* REQUEST:
List all lines of the data that include the string "this".

----- TASK INPUTS -----

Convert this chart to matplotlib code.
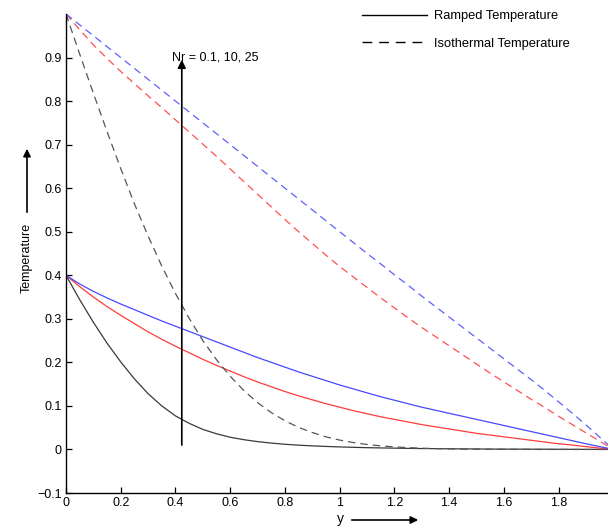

-----
----- TASK INPUTS -----

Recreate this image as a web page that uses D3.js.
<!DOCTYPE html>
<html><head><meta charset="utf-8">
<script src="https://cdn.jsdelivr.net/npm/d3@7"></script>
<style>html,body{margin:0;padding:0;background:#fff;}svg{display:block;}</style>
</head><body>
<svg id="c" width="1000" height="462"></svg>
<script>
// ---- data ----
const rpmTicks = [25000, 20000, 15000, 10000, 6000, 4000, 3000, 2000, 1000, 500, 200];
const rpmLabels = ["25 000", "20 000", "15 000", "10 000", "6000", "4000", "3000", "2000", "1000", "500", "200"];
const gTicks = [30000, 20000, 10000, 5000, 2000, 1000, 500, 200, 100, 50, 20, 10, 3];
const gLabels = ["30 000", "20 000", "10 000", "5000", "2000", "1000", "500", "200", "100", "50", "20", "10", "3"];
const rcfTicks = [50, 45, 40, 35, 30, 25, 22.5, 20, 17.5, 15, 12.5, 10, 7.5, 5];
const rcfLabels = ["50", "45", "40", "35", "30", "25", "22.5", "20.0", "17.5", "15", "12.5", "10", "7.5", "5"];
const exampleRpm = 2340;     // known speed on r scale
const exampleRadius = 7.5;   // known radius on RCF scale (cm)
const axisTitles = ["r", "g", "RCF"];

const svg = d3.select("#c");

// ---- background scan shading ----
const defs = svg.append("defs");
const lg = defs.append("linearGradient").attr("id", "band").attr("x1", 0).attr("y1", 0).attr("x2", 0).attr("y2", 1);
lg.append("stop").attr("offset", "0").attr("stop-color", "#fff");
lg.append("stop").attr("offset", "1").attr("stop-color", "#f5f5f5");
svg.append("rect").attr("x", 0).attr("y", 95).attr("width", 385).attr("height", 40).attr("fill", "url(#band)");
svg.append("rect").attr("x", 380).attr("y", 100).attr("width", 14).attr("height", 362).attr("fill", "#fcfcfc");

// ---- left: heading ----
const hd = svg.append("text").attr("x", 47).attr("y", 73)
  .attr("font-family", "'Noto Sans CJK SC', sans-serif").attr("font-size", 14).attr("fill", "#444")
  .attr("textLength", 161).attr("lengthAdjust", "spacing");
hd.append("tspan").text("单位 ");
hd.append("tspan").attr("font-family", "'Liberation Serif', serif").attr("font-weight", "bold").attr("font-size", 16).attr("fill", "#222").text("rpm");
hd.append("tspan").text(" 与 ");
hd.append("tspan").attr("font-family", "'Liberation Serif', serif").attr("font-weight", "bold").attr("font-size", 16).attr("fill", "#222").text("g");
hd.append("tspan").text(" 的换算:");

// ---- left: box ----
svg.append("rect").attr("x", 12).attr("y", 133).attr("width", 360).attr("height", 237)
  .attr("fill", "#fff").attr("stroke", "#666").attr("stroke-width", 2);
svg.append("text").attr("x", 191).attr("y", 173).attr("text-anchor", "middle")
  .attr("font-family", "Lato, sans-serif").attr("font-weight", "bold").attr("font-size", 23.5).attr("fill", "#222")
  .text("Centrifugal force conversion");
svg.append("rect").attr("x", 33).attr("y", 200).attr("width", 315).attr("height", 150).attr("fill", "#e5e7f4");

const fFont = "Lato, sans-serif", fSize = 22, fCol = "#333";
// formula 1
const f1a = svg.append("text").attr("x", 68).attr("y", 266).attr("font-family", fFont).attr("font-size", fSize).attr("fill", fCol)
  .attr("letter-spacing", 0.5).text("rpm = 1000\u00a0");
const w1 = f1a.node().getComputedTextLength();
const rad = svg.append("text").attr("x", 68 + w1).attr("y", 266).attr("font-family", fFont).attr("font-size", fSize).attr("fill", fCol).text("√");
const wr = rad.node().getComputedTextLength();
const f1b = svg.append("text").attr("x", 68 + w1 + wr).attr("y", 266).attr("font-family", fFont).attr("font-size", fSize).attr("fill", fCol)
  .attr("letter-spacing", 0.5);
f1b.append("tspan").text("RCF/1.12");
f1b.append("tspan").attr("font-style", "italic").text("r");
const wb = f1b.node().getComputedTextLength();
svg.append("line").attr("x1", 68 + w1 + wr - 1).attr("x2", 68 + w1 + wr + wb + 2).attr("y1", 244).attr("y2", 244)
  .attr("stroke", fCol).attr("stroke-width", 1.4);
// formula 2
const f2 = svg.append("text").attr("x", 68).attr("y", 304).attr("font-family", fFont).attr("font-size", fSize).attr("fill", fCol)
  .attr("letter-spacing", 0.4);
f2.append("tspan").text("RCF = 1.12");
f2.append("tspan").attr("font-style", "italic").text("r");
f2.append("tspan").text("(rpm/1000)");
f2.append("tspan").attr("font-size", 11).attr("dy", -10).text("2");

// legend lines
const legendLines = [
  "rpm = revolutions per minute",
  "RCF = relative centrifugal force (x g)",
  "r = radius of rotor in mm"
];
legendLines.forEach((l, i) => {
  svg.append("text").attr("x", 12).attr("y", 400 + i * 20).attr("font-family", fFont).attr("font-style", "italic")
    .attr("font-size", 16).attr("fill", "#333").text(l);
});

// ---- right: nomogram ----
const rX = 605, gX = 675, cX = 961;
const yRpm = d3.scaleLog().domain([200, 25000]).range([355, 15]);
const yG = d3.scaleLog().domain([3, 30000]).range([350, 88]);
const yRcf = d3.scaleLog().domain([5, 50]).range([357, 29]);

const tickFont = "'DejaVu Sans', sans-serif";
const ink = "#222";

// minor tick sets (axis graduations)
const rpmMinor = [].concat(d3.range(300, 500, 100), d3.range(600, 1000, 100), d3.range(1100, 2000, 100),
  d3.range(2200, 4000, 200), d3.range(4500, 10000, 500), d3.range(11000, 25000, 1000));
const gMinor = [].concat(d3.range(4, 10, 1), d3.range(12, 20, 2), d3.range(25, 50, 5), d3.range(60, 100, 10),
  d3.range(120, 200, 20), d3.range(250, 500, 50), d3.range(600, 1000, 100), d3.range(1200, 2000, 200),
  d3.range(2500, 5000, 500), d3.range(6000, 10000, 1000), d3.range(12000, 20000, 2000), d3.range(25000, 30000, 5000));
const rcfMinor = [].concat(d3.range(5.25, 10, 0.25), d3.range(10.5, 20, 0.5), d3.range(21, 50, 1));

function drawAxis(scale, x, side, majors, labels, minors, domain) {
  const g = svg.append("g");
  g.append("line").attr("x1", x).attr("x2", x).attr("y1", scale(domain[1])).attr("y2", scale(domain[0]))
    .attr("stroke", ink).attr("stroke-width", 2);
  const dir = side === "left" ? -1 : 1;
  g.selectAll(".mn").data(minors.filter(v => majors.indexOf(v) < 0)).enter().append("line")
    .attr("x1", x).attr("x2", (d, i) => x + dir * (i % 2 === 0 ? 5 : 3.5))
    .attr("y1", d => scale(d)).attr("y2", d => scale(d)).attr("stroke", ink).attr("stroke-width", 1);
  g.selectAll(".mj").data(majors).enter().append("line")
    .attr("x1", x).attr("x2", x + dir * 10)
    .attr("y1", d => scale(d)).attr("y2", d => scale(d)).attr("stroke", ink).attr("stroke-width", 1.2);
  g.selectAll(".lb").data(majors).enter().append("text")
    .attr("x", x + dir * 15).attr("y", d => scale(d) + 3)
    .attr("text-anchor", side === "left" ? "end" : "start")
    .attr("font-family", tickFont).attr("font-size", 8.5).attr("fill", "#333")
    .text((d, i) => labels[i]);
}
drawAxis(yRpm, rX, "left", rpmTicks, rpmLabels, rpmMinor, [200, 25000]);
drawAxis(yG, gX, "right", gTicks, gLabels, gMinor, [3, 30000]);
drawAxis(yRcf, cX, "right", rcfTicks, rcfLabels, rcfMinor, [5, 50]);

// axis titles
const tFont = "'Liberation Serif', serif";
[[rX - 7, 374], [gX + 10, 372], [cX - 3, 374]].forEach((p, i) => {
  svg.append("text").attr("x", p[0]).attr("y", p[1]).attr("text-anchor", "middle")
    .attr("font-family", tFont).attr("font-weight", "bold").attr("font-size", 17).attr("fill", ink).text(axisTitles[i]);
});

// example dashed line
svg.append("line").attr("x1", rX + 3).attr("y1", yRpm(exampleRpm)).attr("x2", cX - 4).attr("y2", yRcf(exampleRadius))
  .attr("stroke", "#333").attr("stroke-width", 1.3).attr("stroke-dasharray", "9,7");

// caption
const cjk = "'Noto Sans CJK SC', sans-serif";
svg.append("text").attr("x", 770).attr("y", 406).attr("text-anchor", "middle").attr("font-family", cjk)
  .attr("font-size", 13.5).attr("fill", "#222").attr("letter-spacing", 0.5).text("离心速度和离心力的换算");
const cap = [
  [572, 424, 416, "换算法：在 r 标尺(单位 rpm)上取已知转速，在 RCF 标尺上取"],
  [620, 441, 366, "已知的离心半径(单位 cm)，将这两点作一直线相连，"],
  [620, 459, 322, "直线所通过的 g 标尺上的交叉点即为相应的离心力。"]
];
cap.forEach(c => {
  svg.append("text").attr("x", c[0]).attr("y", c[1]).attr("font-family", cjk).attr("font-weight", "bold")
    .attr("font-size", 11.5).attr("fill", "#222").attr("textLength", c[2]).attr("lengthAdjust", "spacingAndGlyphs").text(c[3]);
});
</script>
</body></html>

-----

* PROBLEM SOLUTION:
Convert this chart to matplotlib code.
Recreate this image as a web page that uses D3.js.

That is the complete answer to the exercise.